Once the implementation class is complete, the client interfaces are ready to be used in the client application and can be immediately incorporated into the client process. This client process is responsible for obtaining an object reference to a specific object, allowing the client to make requests to that object in the form of a method call on its generated API.
Once all the object code from steps three and five have been compiled, the object implementation classes need to be linked to the C++ linker. Once linked to the ORB library, in this example, ORBexpress, two executable operations are created, one for the client and one for the server.
The development process is now complete and the client will now communicate with the server. The server uses the object implementation classes allowing it to communicate with the objects created by the client requests.
In its simplest form, the server must perform the following:
- Create the required objects.
- Notify the CORBA environment that it is ready to receive client requests.

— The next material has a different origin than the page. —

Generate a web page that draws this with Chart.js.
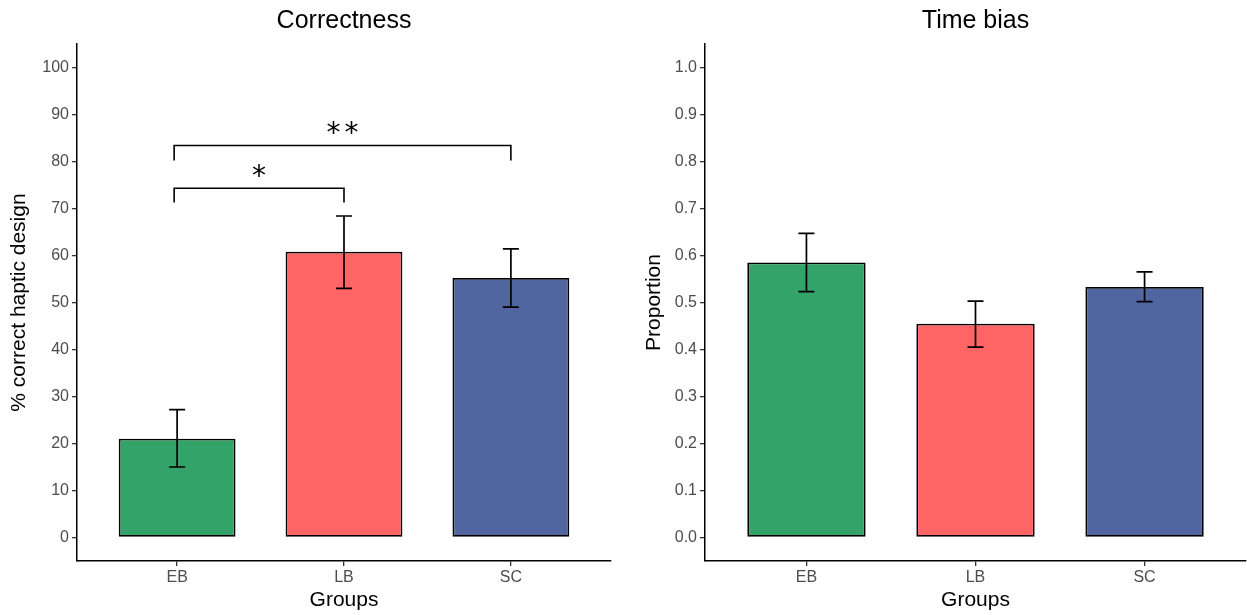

- Process client requests by dispatching the appropriate servant.
Within a CORBA development process, there are a number of unique terms specific to a CORBA implementation. Developers may find our Glossary of Terms helpful in understanding a full CORBA implementation.
The first version of CORBA provided the IDL and standard mappings to just a few languages, and as the CORBA standard has matured, CORBA 2.0 added more language bindings (particularly C++ and Java) as well as General Inter-ORB Protocol (GIOP). When a client calls a CORBA operation, the client ORB sends a GIOP message to the server. The server ORB converts this request into a call on the server object and then returns the results in a GIOP reply. This standard transfer syntax, specified by the Object Management Group, allows the interoperability of ORB-to-ORB interaction and is designed to work over any transport protocol meeting a minimal set of assumptions.
When GIOP is sent over TCP/IP, it is called Internet Inter ORB Protocol (IIOP). IIOP is designed to allow different ORB vendors to interoperate with one another. An example of this interoperability occurs when there is communication between an enterprise designed ORB, and a smaller real-time application, utilizing a real-time ORB.
Object Management Group (OMG)
The OMG is a non-profit consortium created in 1989 to promote the theory and practice of object technology for the development for distributed operating systems. The goal is to provide a common architectural framework for object-oriented applications based on widely available interface specifications. With a membership of over 800 members, representing large and small companies within the computer industry, OMG leads the specification development efforts of CORBA, OMG IDL, IIOP, OMA, UML, MOF, and CWM specifications.
The OMG does not produce software or implementation guidelines, only the specifications to which OMG members respond to in Request For Information (RFI) and Requests for Proposals (RFP). By managing these specifications, the OMG supports the adoption process for the member companies interested in advancing the uses and applications of distributed object-oriented computing.